Fans have a special place in culture since the break of time. Iconographic confirmations of their existence and use come from the Far East as well as from ancient Egypt and Greece. While in Egypt large and relatively inconvenient to use bunches of leaves or feathers that required separate handling were still in use, a miniaturized version of the fan appears already in Greece, allowing for its individual and personal use. In addition to the function of bringing relief to the heat by causing airflow, it also had another equally practical role, in driving away insects, which elevated it to the rank of a ceremonial object that is still used today in eastern churches.
The East, therefore, both the near and the distant one, constantly uses fans in various forms and functions. The West, on the other hand, forgot about this functional object several hundred years after the fall of Rome, to accept it again as a novelty brought from the East by the Crusaders.
Originating from East Asia, the invention of a “harmonica” fan appeared and spread in the upper circles of European society starting from the 16th century, reaching the peak of popularity two centuries later. Unlike the Far East, where it was (and still is) equipment used by representatives of both sexes, in Europe the fan has found its way into the arsenal of always fashionable women’s accessories.
While maintaining its practical function, it has also become the object of artistic expression of craftsmen who compete in giving it sophisticated forms, decorations and the use of expensive and rare materials. This, in turn, made the fan, and more precisely its elaborate workmanship and price, one of the signs of the social status of the user.
Obtaining the rank of an obligatory element of a female outfit, often functioning in isolation from its basic function, it was an object that was constantly present in the hand of a fashionable woman, thus it naturally became an extension of the hand and thanks to the equally naturally eye-catching form, it allowed to include gestures to the mute body language of a social woman. From there, there was only one step to creating a system of signs, which were assigned meanings, just as they were combined with specific gestures or facial expressions. The fan served an elegant woman to such an extent for non-verbal communication and exerting a silent influence on the environment that, in order to reflect its effectiveness, it was even compared to a white weapon in a man’s hand
Some social phenomena, especially those concerning the elite, tend to escalate to the point of exceeding the absurd. Hence at the end of the 18th century, two gentlemen in England decided, with the simplicity typical of men, to put into logical patterns what women were able to express thanks to fans. This is how this item, quite forgotten nowadays, came into being, which was noted in the Blell Inventory under the name: love fan or telegraph.
"Fanology" of the Badini system; https://www.britishmuseum.org/collection/object/P_1891-0713-508 (08.07.2021).
This invention, or rather the entire system of its use, was conceived in the mind of Charles Badini (inventor) and Robert Clarke (producer), and has been called “Fanology”. It consisted in making a fan of appropriate sequences of movements corresponding to individual letters of the alphabet, thanks to which, as the inventor and producer assured, the ladies could communicate at a distance and in a secret way. The system was probably too difficult to use, because a few years after it appeared a slightly simpler, “invented” by Robert Rove “Ladies Telegraph”, which simply indicated individual letters placed on the edge of the fan. In both cases, the instruction on how to encode the information was printed on mass-produced fans.
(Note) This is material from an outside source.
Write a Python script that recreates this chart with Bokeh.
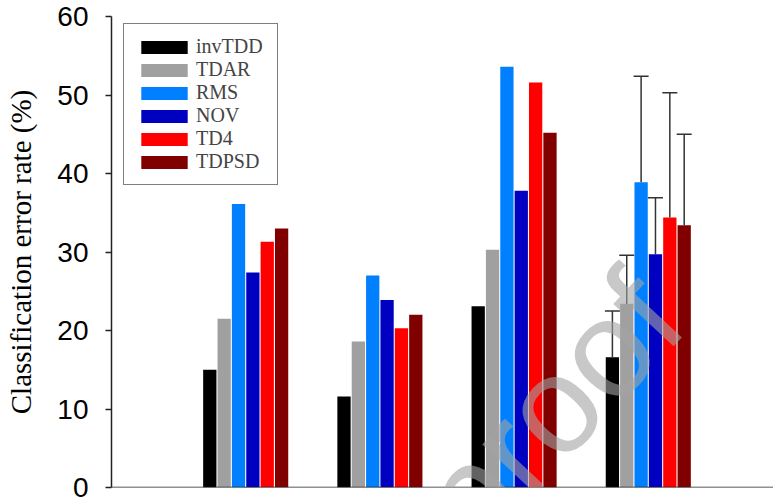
from bokeh.plotting import figure
from bokeh.models import Range1d, FixedTicker, Whisker, TeeHead, ColumnDataSource, Label, Legend, LegendItem
from bokeh.embed import file_html
from bokeh.resources import INLINE

# ---- data ----
groups = [1, 2, 3, 4]
series = ["invTDD", "TDAR", "RMS", "NOV", "TD4", "TDPSD"]
colors = ["#000000", "#a0a0a0", "#0080ff", "#0000c0", "#ff0000", "#800000"]
invTDD = [15.0, 11.6, 23.1, 16.6]
TDAR = [21.5, 18.6, 30.3, 23.4]
RMS = [36.1, 27.0, 53.6, 38.9]
NOV = [27.4, 23.9, 37.8, 29.7]
TD4 = [31.3, 20.3, 51.6, 34.4]
TDPSD = [33.0, 22.0, 45.2, 33.4]
values = [invTDD, TDAR, RMS, NOV, TD4, TDPSD]
# upward error (only for group 4)
err_group = 4
err_g4 = [5.9, 6.2, 13.5, 7.2, 15.9, 11.6]
y_ticks = [0, 10, 20, 30, 40, 50, 60]

slot = 0.107
bar_w = 0.099

p = figure(width=773, height=500, output_backend="svg", toolbar_location=None,
           x_range=Range1d(0, 4.933), y_range=Range1d(0, 60),
           min_border_left=111, min_border_right=0, min_border_top=16, min_border_bottom=13)
p.outline_line_color = None
p.grid.visible = False
p.background_fill_color = "white"
p.border_fill_color = "white"

items = []
for i, (name, col, vals) in enumerate(zip(series, colors, values)):
    off = (i - 2.5) * slot
    src = ColumnDataSource(dict(x=[g + off for g in groups], top=vals))
    r = p.vbar(x="x", top="top", width=bar_w, source=src, fill_color=col, line_color=None)
    items.append(LegendItem(label=name, renderers=[r]))

# error bars
ex, lo, up = [], [], []
for i, vals in enumerate(values):
    gi = groups.index(err_group)
    ex.append(err_group + (i - 2.5) * slot)
    lo.append(vals[gi])
    up.append(vals[gi] + err_g4[i])
esrc = ColumnDataSource(dict(base=ex, lower=lo, upper=up))
wh = Whisker(source=esrc, base="base", lower="lower", upper="upper", dimension="height",
             line_color="#333333", line_width=1.5,
             upper_head=TeeHead(size=15, line_color="#333333", line_width=1.5), lower_head=None)
p.add_layout(wh)

# axes
xa = p.xaxis[0]
xa.ticker = FixedTicker(ticks=groups)
xa.major_label_text_font_size = "0px"
xa.major_label_standoff = 0
xa.major_tick_out = 7
xa.major_tick_in = 0
xa.minor_tick_line_color = None
xa.axis_line_width = 1.5
xa.axis_line_color = "#222222"
xa.major_tick_line_color = "#222222"
xa.major_tick_line_width = 1.5
xa.fixed_location = 0

ya = p.yaxis[0]
ya.ticker = FixedTicker(ticks=y_ticks)
ya.major_label_text_font = "Liberation Sans"
ya.major_label_text_font_size = "28px"
ya.major_label_text_color = "black"
ya.major_label_standoff = 17
ya.major_tick_out = 6
ya.major_tick_in = 0
ya.minor_tick_line_color = None
ya.axis_line_width = 1.5
ya.axis_line_color = "#222222"
ya.major_tick_line_color = "#222222"
ya.major_tick_line_width = 1.5
ya.axis_label = "Classification error rate (%)"
ya.axis_label_text_font = "Liberation Serif"
ya.axis_label_text_font_size = "29px"
ya.axis_label_text_font_style = "normal"
ya.axis_label_text_color = "black"
ya.axis_label_standoff = 17

legend = Legend(items=items, location=(12, 302), padding=11, spacing=0,
                glyph_width=58, glyph_height=16, label_height=23, label_standoff=3, label_width=70,
                label_text_font="Liberation Serif", label_text_font_size="20px",
                border_line_color="black", border_line_width=1.2,
                background_fill_color="white", background_fill_alpha=1.0)
p.add_layout(legend, "center")

wm = Label(x=3.26, y=9.94, text="proof", angle=0.82, text_align="center", text_baseline="middle",
           text_font="Liberation Sans", text_font_size="138px", text_color="#a4a4a4", text_alpha=0.6)
p.add_layout(wm)

open("out.html", "w").write(file_html(p, INLINE))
While the existence and functioning of “women’s telegraphs” or “fans of love” is a fact, their actual use by women according to man-invented methods is sometimes questioned. The reasons for questioning the tales of clever ladies using fans secretly from their husbands to send secret short text messages (i.e. SMS ;-)) are quite convincing. For if the invention was to be useful, it would have to be an information channel conveying messages understandable only to the sender and recipient. And how to keep a secret, since the manual is printed on a mass-produced fan and the rules for its use are advertised in the press? How to make a message readable for one man – e.g. a lover, and unreadable for another – e.g. a husband? These doubts seem to point to “talking fans” as a marketing ploy of fan producers and perhaps a social entertainment fashionable for several seasons. Of course, this does not mean that women, ignoring the dubious utility of men’s inventions did not use it as a prop to strengthen a gesture, enrich body language, and by doing it skillfully actually obtained the effect of communication with a man who should receive the message exactly as the woman wanted with the fan functioning as an obligatory accessory to an elegant outfit.
Unfortunately, the laconic entry in Blell’s Inventory does not allow us to state which system the object from his collection represented . It is also unknown what happened to the monument after the collection was dispersed. Maybe it is in one of the museums or maybe it is in private hands.